■ DATA SECTION:
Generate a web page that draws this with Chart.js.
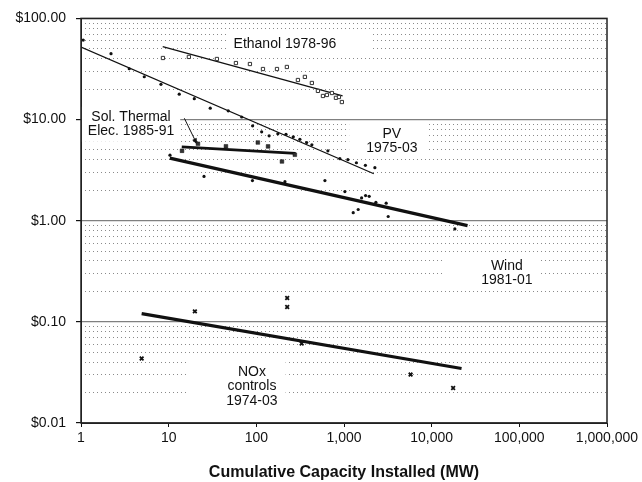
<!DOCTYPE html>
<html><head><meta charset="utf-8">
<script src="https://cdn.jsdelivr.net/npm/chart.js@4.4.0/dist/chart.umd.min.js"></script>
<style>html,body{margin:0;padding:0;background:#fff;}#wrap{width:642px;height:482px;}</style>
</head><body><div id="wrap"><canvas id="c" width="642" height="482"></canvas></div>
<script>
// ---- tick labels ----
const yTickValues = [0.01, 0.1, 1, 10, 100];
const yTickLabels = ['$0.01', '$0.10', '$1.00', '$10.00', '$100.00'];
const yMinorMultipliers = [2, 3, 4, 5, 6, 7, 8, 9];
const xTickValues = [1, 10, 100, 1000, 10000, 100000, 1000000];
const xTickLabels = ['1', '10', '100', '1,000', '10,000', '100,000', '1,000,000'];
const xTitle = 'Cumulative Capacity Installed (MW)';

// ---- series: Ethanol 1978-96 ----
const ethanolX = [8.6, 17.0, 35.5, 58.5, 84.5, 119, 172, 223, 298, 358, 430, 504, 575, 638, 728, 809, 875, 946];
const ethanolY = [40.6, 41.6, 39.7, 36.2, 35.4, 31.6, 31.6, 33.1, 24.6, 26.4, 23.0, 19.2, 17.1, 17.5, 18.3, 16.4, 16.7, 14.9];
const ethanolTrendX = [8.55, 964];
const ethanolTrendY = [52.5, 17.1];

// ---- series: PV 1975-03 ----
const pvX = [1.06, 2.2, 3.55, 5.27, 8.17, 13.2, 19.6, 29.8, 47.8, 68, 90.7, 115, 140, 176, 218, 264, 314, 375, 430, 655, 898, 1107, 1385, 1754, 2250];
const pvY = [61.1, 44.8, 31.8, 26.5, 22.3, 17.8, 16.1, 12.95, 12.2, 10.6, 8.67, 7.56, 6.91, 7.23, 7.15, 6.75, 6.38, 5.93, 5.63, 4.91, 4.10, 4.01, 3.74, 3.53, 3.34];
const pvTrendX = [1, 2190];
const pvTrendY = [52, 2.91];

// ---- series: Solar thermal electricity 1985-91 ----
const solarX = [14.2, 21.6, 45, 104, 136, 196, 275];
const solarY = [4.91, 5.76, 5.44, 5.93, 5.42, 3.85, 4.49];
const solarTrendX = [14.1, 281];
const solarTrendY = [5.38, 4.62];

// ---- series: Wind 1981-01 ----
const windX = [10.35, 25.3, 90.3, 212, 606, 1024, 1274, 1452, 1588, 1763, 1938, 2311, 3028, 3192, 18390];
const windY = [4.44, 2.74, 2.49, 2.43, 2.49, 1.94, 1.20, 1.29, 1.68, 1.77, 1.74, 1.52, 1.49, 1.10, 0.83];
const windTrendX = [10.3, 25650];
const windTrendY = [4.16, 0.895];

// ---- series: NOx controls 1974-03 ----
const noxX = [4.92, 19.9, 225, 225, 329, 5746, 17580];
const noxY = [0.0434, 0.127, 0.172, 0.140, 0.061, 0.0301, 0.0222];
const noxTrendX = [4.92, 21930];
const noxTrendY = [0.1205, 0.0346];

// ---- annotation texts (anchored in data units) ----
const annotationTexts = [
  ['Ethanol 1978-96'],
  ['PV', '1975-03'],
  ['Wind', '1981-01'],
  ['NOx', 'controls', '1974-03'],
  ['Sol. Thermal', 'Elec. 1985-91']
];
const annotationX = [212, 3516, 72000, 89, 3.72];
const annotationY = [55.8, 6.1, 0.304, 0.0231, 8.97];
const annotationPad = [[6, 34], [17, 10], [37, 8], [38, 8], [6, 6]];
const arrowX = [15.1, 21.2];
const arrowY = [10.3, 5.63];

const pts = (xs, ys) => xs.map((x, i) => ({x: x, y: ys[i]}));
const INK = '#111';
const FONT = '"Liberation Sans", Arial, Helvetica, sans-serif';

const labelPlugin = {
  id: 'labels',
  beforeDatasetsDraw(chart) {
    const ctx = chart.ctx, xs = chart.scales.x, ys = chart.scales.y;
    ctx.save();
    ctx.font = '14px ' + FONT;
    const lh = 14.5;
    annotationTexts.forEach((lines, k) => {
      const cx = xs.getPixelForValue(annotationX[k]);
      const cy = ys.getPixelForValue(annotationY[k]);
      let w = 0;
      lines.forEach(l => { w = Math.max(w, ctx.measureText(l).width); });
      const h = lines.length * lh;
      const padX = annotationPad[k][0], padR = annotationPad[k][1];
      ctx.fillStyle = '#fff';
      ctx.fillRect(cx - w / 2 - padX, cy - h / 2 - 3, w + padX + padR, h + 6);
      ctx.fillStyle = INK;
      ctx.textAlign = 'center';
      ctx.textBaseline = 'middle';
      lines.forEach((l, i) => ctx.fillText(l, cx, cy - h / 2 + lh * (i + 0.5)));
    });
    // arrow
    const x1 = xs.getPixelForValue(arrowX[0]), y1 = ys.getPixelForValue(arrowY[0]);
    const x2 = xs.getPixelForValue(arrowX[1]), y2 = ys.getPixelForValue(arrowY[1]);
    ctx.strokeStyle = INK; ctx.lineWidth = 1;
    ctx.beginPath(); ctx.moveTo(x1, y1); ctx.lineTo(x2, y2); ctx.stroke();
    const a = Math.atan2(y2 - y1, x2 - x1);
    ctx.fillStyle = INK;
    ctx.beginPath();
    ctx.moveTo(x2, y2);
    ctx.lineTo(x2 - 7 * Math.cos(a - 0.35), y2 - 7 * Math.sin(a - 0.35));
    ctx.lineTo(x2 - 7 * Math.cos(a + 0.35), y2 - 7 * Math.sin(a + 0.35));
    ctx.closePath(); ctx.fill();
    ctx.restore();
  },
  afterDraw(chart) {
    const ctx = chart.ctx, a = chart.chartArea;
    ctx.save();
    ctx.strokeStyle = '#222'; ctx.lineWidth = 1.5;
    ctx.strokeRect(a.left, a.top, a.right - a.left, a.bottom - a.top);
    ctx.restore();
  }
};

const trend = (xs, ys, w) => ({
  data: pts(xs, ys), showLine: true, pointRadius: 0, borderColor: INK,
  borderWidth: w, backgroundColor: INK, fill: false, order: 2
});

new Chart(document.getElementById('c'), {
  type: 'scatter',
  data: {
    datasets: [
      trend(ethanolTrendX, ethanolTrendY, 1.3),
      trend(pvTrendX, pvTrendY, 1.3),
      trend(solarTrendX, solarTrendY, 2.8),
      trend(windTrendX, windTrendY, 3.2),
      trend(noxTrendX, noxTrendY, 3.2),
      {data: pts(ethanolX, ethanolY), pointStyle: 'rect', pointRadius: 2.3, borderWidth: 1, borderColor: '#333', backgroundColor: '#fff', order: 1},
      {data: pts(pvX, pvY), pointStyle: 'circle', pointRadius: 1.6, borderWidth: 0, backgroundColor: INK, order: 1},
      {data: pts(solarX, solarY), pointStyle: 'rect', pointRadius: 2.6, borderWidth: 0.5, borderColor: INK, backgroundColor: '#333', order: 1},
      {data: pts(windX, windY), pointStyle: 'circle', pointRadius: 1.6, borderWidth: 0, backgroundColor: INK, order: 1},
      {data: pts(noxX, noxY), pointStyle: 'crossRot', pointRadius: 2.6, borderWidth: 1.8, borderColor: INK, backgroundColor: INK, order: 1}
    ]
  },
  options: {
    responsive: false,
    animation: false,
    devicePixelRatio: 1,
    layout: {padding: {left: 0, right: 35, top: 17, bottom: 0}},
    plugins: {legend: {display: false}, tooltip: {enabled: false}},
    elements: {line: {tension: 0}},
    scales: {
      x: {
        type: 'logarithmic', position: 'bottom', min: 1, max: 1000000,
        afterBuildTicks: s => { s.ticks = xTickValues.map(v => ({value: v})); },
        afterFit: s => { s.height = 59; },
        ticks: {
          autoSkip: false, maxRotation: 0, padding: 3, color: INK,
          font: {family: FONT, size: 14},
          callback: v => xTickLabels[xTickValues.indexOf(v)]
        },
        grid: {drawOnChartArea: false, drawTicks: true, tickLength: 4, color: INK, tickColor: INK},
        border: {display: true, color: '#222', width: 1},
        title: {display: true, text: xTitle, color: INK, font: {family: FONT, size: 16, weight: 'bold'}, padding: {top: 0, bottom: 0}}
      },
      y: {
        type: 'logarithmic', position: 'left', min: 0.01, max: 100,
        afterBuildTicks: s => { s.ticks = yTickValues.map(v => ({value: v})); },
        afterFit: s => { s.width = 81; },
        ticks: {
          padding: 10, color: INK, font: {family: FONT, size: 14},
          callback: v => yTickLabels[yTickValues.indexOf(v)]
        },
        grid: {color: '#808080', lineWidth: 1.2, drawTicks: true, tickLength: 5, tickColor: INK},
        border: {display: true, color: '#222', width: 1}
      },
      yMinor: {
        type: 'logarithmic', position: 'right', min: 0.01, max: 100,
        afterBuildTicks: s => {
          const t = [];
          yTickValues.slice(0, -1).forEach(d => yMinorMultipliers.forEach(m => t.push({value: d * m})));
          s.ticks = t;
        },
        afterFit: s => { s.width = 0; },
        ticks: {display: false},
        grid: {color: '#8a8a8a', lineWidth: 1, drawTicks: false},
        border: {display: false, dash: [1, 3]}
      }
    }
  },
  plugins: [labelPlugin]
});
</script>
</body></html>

■ BRIEF: Repeat the listing above up to and including the line with "const ethanolTrendY = [52.5, 17.1];", starting from its first line. Drop any pictures.

■ SOLUTION TO THIS PROBLEM:
Generate a web page that draws this with Chart.js.
<!DOCTYPE html>
<html><head><meta charset="utf-8">
<script src="https://cdn.jsdelivr.net/npm/chart.js@4.4.0/dist/chart.umd.min.js"></script>
<style>html,body{margin:0;padding:0;background:#fff;}#wrap{width:642px;height:482px;}</style>
</head><body><div id="wrap"><canvas id="c" width="642" height="482"></canvas></div>
<script>
// ---- tick labels ----
const yTickValues = [0.01, 0.1, 1, 10, 100];
const yTickLabels = ['$0.01', '$0.10', '$1.00', '$10.00', '$100.00'];
const yMinorMultipliers = [2, 3, 4, 5, 6, 7, 8, 9];
const xTickValues = [1, 10, 100, 1000, 10000, 100000, 1000000];
const xTickLabels = ['1', '10', '100', '1,000', '10,000', '100,000', '1,000,000'];
const xTitle = 'Cumulative Capacity Installed (MW)';

// ---- series: Ethanol 1978-96 ----
const ethanolX = [8.6, 17.0, 35.5, 58.5, 84.5, 119, 172, 223, 298, 358, 430, 504, 575, 638, 728, 809, 875, 946];
const ethanolY = [40.6, 41.6, 39.7, 36.2, 35.4, 31.6, 31.6, 33.1, 24.6, 26.4, 23.0, 19.2, 17.1, 17.5, 18.3, 16.4, 16.7, 14.9];
const ethanolTrendX = [8.55, 964];
const ethanolTrendY = [52.5, 17.1];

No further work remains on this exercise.